The Australian dollar dropped to the lowest since September 2010 after Reserve Bank Governor Glenn Stevens said the currency has been too high and the economy “will probably get” a lower currency if needed.
The Aussie briefly rose after data showed the nation’s trade surplus in May was more than 10 times what economists had estimated. It declined to the weakest in 4 1/2 years against its New Zealand counterpart after Auckland-based Fonterra Cooperative Group Ltd., the world’s largest dairy exporter, said whole milk powder prices increased.
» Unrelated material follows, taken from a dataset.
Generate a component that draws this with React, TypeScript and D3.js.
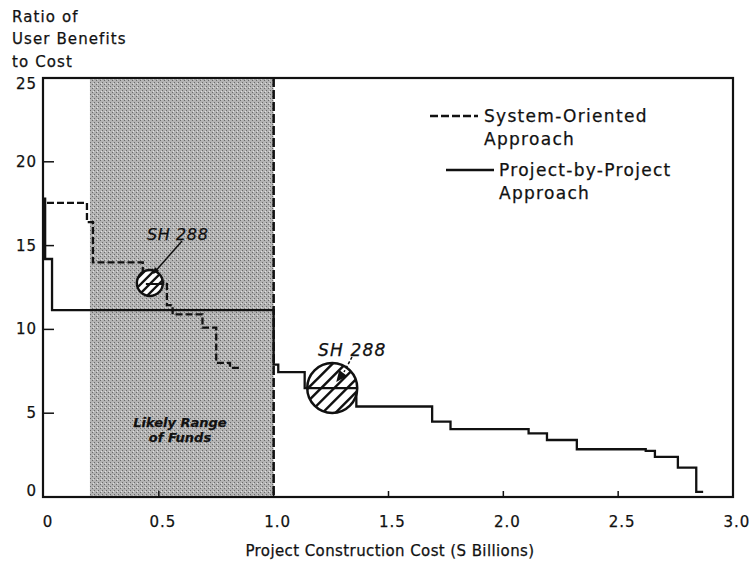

Demand for both currencies was damped as Asian shares fell.
“The Aussie is falling across the board in reaction to comments from the RBA Governor about the currency,” said Junichi Ishikawa, an analyst at IG Markets Securities Ltd. in Tokyo. “The Aussie dollar will probably continue its weakening trend.”
The Australian dollar dropped to 90.70 U.S. cents, the least since September 2010, before trading 0.8 percent lower at 90.76 as of 4:16 p.m. in Sydney. It declined 0.7 percent to 91.39 yen. The Aussie lost 0.5 percent to NZ$1.1743 after earlier touching NZ$1.1738, the weakest since December 2008.
New Zealand’s dollar depreciated 0.3 percent to 77.29 U.S. cents and 0.2 percent to 77.83 yen.
“If the economy ‘needs’ a lower exchange rate, it will probably get it,” Stevens said in a speech in Brisbane to the Economic Society of Australia today. He said the central bank’s board “deliberated for a very long time” yesterday before deciding to keep its key interest rate unchanged at a record low 2.75 percent.
“Stevens is showing that perhaps the decision not to cut yesterday was closer than the market was anticipating,” said Derek Mumford, a director at Rochford Capital, a currency risk-management company in Sydney. “He is still looking to talk down the Aussie dollar and signaling that interest-rate cuts are still on the table.”
Traders see more than 50 percent chance the RBA will cut its key rate to 2.5 percent at its next meeting on Aug. 6, based on swaps data compiled by Bloomberg. Earlier today before Stevens speech, the swaps signaled about a 37 percent chance of a rate cut next month.
He said yesterday in a statement accompanying the rate decision that “it is possible that the exchange rate will depreciate further over time, which would help to foster a rebalancing of growth in the economy.”
The Aussie has dropped almost 11 percent since the RBA unexpectedly cut its key rate on May 7. The slump also reflects slowing growth in China and comments by Federal Reserve Chairman Ben S. Bernanke, who said on June 19 that policy makers may begin slowing bond purchases this year if the economy achieves sustainable growth.
Australia’s trade surplus was A$670 million ($608 million) in May, the Bureau of Statistics reported in Sydney today, compared with the median estimate of A$53 million in a Bloomberg News survey of economists. That’s up from a revised A$171 million in April.
“That was a bit better than expected, but that being said, I think the concern for the Aussie is still there,” Thomas Harr, head of Asia local-markets strategy at Standard Chartered Plc in Singapore, said of the trade data. “I do think that the trend is for a lower Aussie given the concerns about slower China growth and the commodities being much weaker now.” The Thomson Reuters/Jefferies CRB index of raw materials has fallen more than 5 percent since the end of March.
Separate figures from Australia’s government showed retail sales rose 0.1 percent in May, less than economists expected.
Whole milk powder for delivery across all contracts through January rose 0.1 percent, according to a trade-weighted index posted on Fonterra’s GlobalDairyTrade website. The average winning price climbed to $4,757 a metric ton, the highest since April 16, from $4,668 at the last auction two weeks ago.